— Start Data lines —

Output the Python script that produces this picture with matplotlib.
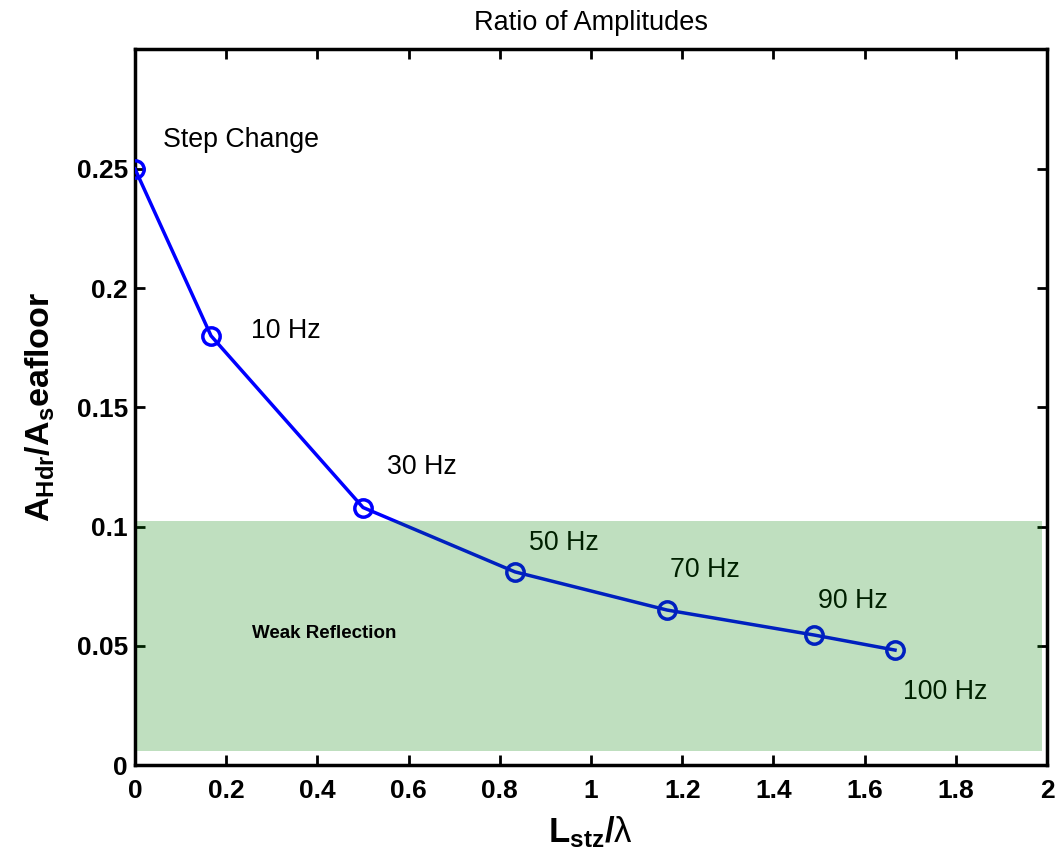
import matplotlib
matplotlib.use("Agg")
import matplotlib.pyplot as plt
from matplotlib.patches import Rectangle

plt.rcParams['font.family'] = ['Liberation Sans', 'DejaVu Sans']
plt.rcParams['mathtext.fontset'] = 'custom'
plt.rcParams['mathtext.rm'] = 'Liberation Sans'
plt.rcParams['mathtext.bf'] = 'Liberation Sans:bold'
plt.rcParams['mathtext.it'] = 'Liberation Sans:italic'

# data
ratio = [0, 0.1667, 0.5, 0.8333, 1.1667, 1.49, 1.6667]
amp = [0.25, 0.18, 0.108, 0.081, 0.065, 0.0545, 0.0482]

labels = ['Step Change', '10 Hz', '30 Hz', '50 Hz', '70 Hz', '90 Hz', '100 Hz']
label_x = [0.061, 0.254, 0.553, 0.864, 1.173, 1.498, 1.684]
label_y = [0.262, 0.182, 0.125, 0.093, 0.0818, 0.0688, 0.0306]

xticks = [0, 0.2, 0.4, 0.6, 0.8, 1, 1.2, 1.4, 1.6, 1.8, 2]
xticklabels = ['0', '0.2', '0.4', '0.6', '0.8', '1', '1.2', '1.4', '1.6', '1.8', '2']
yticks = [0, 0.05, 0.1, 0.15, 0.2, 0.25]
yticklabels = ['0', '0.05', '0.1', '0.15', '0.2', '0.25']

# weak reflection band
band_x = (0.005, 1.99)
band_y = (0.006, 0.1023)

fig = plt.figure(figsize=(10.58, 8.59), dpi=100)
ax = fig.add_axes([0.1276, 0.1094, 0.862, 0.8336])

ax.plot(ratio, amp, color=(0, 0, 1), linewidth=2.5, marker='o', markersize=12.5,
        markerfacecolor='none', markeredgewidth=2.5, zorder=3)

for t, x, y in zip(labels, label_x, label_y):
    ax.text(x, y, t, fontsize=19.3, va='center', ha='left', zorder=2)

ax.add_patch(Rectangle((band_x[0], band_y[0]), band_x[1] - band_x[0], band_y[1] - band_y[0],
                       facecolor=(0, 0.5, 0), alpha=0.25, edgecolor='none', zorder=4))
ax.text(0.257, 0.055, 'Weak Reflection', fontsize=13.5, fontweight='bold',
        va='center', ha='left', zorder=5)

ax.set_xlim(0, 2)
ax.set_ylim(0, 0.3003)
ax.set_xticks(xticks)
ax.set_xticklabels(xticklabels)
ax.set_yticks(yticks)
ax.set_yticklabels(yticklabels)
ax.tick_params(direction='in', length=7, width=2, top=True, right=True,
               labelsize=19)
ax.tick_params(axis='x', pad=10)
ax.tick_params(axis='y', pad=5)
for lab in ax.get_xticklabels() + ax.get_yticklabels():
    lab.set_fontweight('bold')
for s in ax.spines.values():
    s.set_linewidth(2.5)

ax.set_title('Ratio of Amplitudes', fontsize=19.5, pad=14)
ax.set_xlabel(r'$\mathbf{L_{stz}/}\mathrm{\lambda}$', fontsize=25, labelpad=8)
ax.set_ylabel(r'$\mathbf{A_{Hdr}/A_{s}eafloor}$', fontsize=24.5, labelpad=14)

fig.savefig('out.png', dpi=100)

— End Data lines —

→ Problem
Copy every line above word for word and exclude the pictures.

→ Full answer
Output the Python script that produces this picture with matplotlib.
import matplotlib
matplotlib.use("Agg")
import matplotlib.pyplot as plt
from matplotlib.patches import Rectangle

plt.rcParams['font.family'] = ['Liberation Sans', 'DejaVu Sans']
plt.rcParams['mathtext.fontset'] = 'custom'
plt.rcParams['mathtext.rm'] = 'Liberation Sans'
plt.rcParams['mathtext.bf'] = 'Liberation Sans:bold'
plt.rcParams['mathtext.it'] = 'Liberation Sans:italic'

# data
ratio = [0, 0.1667, 0.5, 0.8333, 1.1667, 1.49, 1.6667]
amp = [0.25, 0.18, 0.108, 0.081, 0.065, 0.0545, 0.0482]

labels = ['Step Change', '10 Hz', '30 Hz', '50 Hz', '70 Hz', '90 Hz', '100 Hz']
label_x = [0.061, 0.254, 0.553, 0.864, 1.173, 1.498, 1.684]
label_y = [0.262, 0.182, 0.125, 0.093, 0.0818, 0.0688, 0.0306]

xticks = [0, 0.2, 0.4, 0.6, 0.8, 1, 1.2, 1.4, 1.6, 1.8, 2]
xticklabels = ['0', '0.2', '0.4', '0.6', '0.8', '1', '1.2', '1.4', '1.6', '1.8', '2']
yticks = [0, 0.05, 0.1, 0.15, 0.2, 0.25]
yticklabels = ['0', '0.05', '0.1', '0.15', '0.2', '0.25']

# weak reflection band
band_x = (0.005, 1.99)
band_y = (0.006, 0.1023)

fig = plt.figure(figsize=(10.58, 8.59), dpi=100)
ax = fig.add_axes([0.1276, 0.1094, 0.862, 0.8336])

ax.plot(ratio, amp, color=(0, 0, 1), linewidth=2.5, marker='o', markersize=12.5,
        markerfacecolor='none', markeredgewidth=2.5, zorder=3)

for t, x, y in zip(labels, label_x, label_y):
    ax.text(x, y, t, fontsize=19.3, va='center', ha='left', zorder=2)

ax.add_patch(Rectangle((band_x[0], band_y[0]), band_x[1] - band_x[0], band_y[1] - band_y[0],
                       facecolor=(0, 0.5, 0), alpha=0.25, edgecolor='none', zorder=4))
ax.text(0.257, 0.055, 'Weak Reflection', fontsize=13.5, fontweight='bold',
        va='center', ha='left', zorder=5)

ax.set_xlim(0, 2)
ax.set_ylim(0, 0.3003)
ax.set_xticks(xticks)
ax.set_xticklabels(xticklabels)
ax.set_yticks(yticks)
ax.set_yticklabels(yticklabels)
ax.tick_params(direction='in', length=7, width=2, top=True, right=True,
               labelsize=19)
ax.tick_params(axis='x', pad=10)
ax.tick_params(axis='y', pad=5)
for lab in ax.get_xticklabels() + ax.get_yticklabels():
    lab.set_fontweight('bold')
for s in ax.spines.values():
    s.set_linewidth(2.5)

ax.set_title('Ratio of Amplitudes', fontsize=19.5, pad=14)
ax.set_xlabel(r'$\mathbf{L_{stz}/}\mathrm{\lambda}$', fontsize=25, labelpad=8)
ax.set_ylabel(r'$\mathbf{A_{Hdr}/A_{s}eafloor}$', fontsize=24.5, labelpad=14)

fig.savefig('out.png', dpi=100)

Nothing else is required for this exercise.